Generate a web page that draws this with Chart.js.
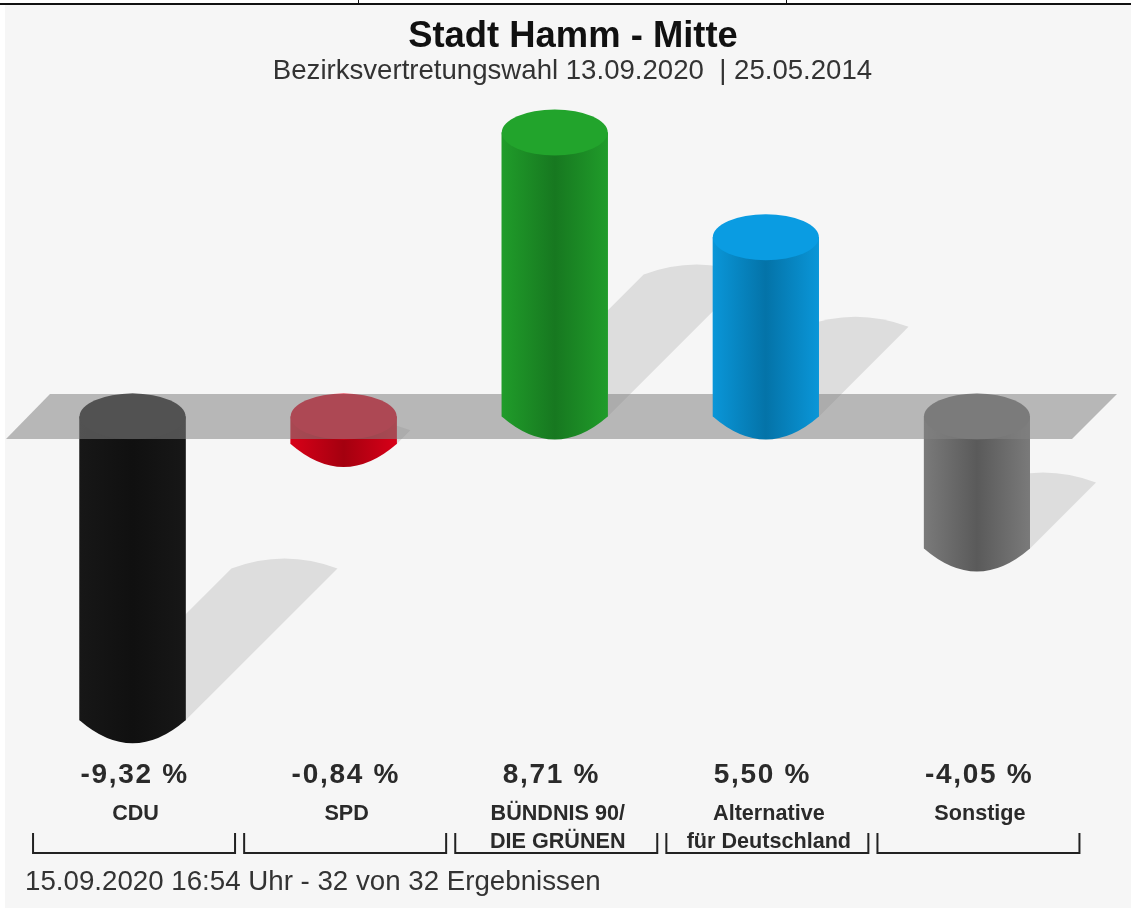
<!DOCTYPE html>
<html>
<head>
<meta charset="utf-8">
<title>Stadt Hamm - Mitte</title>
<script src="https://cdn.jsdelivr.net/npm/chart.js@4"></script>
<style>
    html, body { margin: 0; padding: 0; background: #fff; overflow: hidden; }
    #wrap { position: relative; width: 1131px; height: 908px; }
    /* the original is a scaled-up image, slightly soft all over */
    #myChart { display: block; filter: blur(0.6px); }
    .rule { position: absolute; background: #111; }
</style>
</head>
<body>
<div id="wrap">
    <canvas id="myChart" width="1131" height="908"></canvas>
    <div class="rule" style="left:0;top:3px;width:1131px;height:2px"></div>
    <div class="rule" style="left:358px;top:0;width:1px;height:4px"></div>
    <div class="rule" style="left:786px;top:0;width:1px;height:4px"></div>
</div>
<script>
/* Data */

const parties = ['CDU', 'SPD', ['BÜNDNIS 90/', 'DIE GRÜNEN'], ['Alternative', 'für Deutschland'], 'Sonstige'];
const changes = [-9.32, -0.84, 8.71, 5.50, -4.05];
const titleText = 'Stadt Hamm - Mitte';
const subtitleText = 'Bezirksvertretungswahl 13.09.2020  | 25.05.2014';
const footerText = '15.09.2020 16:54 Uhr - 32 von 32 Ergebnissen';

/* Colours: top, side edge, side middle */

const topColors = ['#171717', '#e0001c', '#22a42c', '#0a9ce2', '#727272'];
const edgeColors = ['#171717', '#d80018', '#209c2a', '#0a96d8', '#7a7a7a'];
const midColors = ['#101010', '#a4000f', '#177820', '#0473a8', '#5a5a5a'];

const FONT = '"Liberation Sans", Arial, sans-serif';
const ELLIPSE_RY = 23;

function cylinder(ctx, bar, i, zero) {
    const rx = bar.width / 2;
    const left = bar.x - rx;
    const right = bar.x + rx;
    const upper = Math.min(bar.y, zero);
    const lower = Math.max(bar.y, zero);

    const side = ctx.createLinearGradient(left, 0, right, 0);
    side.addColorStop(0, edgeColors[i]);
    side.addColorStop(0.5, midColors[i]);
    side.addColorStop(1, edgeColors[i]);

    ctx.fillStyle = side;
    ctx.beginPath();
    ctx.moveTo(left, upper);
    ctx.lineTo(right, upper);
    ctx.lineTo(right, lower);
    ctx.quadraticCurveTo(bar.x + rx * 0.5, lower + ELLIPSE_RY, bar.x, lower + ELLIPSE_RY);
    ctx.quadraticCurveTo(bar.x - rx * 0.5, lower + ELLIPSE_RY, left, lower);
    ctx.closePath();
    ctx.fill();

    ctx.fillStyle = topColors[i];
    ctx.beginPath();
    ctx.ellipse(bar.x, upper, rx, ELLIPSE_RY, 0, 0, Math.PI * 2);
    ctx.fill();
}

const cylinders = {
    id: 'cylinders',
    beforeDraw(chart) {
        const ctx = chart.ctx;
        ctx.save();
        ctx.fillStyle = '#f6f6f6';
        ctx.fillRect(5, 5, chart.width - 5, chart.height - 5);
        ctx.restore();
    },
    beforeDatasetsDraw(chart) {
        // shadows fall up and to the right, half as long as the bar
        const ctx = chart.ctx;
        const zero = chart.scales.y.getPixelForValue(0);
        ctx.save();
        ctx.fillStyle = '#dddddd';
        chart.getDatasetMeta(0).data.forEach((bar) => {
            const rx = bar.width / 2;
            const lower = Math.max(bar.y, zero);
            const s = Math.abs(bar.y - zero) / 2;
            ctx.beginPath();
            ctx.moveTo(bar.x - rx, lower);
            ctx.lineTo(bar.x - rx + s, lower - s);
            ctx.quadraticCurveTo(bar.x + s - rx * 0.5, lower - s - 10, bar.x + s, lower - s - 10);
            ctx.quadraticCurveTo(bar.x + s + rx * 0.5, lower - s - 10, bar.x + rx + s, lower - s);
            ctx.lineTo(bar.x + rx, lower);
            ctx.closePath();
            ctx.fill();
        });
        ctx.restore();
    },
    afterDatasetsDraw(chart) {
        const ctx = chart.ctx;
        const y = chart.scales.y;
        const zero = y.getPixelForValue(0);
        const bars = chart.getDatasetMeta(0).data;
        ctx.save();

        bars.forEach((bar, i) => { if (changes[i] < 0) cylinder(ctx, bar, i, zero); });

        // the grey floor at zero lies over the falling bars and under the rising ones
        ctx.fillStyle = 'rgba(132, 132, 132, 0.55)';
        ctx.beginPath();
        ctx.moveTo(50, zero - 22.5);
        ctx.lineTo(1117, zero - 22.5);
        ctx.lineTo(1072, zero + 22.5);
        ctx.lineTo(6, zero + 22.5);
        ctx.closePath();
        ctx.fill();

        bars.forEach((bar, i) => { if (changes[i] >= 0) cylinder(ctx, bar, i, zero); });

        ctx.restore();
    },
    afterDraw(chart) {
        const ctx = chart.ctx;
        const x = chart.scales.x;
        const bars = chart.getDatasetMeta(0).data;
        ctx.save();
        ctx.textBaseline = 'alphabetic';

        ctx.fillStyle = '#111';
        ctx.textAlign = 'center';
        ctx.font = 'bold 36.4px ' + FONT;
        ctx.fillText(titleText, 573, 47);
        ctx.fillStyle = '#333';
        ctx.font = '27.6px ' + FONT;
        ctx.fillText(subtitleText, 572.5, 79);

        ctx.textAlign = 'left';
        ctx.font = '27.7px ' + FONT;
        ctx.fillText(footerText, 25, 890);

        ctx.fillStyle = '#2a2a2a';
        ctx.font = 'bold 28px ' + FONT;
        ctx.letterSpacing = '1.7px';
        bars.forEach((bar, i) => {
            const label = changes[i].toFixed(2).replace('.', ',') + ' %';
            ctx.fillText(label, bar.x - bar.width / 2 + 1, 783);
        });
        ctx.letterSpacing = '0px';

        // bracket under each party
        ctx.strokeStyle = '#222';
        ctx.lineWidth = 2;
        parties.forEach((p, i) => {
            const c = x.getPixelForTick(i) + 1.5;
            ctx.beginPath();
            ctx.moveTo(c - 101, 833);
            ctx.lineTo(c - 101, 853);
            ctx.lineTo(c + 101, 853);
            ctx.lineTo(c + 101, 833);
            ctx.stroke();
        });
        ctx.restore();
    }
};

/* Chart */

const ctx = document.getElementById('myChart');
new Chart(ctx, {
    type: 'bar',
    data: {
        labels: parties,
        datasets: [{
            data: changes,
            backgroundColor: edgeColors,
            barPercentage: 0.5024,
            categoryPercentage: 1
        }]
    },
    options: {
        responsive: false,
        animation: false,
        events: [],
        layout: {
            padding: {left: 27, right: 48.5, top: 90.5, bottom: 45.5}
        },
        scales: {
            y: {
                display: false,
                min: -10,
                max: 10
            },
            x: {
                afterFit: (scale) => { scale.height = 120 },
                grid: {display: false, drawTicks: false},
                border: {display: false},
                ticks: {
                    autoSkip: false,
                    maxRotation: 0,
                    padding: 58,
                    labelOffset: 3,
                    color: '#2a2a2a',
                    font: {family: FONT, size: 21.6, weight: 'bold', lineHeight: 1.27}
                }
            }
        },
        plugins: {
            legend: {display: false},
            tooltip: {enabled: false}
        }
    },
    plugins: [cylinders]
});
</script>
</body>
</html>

————————

**SHORT TASK:** Repeat the lines exactly as they stand, from the opening line of the data through the line with "const ELLIPSE_RY = 23;". Pictures stay out of the copy.

**WRITTEN SOLUTION:**
Generate a web page that draws this with Chart.js.
<!DOCTYPE html>
<html>
<head>
<meta charset="utf-8">
<title>Stadt Hamm - Mitte</title>
<script src="https://cdn.jsdelivr.net/npm/chart.js@4"></script>
<style>
    html, body { margin: 0; padding: 0; background: #fff; overflow: hidden; }
    #wrap { position: relative; width: 1131px; height: 908px; }
    /* the original is a scaled-up image, slightly soft all over */
    #myChart { display: block; filter: blur(0.6px); }
    .rule { position: absolute; background: #111; }
</style>
</head>
<body>
<div id="wrap">
    <canvas id="myChart" width="1131" height="908"></canvas>
    <div class="rule" style="left:0;top:3px;width:1131px;height:2px"></div>
    <div class="rule" style="left:358px;top:0;width:1px;height:4px"></div>
    <div class="rule" style="left:786px;top:0;width:1px;height:4px"></div>
</div>
<script>
/* Data */

const parties = ['CDU', 'SPD', ['BÜNDNIS 90/', 'DIE GRÜNEN'], ['Alternative', 'für Deutschland'], 'Sonstige'];
const changes = [-9.32, -0.84, 8.71, 5.50, -4.05];
const titleText = 'Stadt Hamm - Mitte';
const subtitleText = 'Bezirksvertretungswahl 13.09.2020  | 25.05.2014';
const footerText = '15.09.2020 16:54 Uhr - 32 von 32 Ergebnissen';

/* Colours: top, side edge, side middle */

const topColors = ['#171717', '#e0001c', '#22a42c', '#0a9ce2', '#727272'];
const edgeColors = ['#171717', '#d80018', '#209c2a', '#0a96d8', '#7a7a7a'];
const midColors = ['#101010', '#a4000f', '#177820', '#0473a8', '#5a5a5a'];

const FONT = '"Liberation Sans", Arial, sans-serif';
const ELLIPSE_RY = 23;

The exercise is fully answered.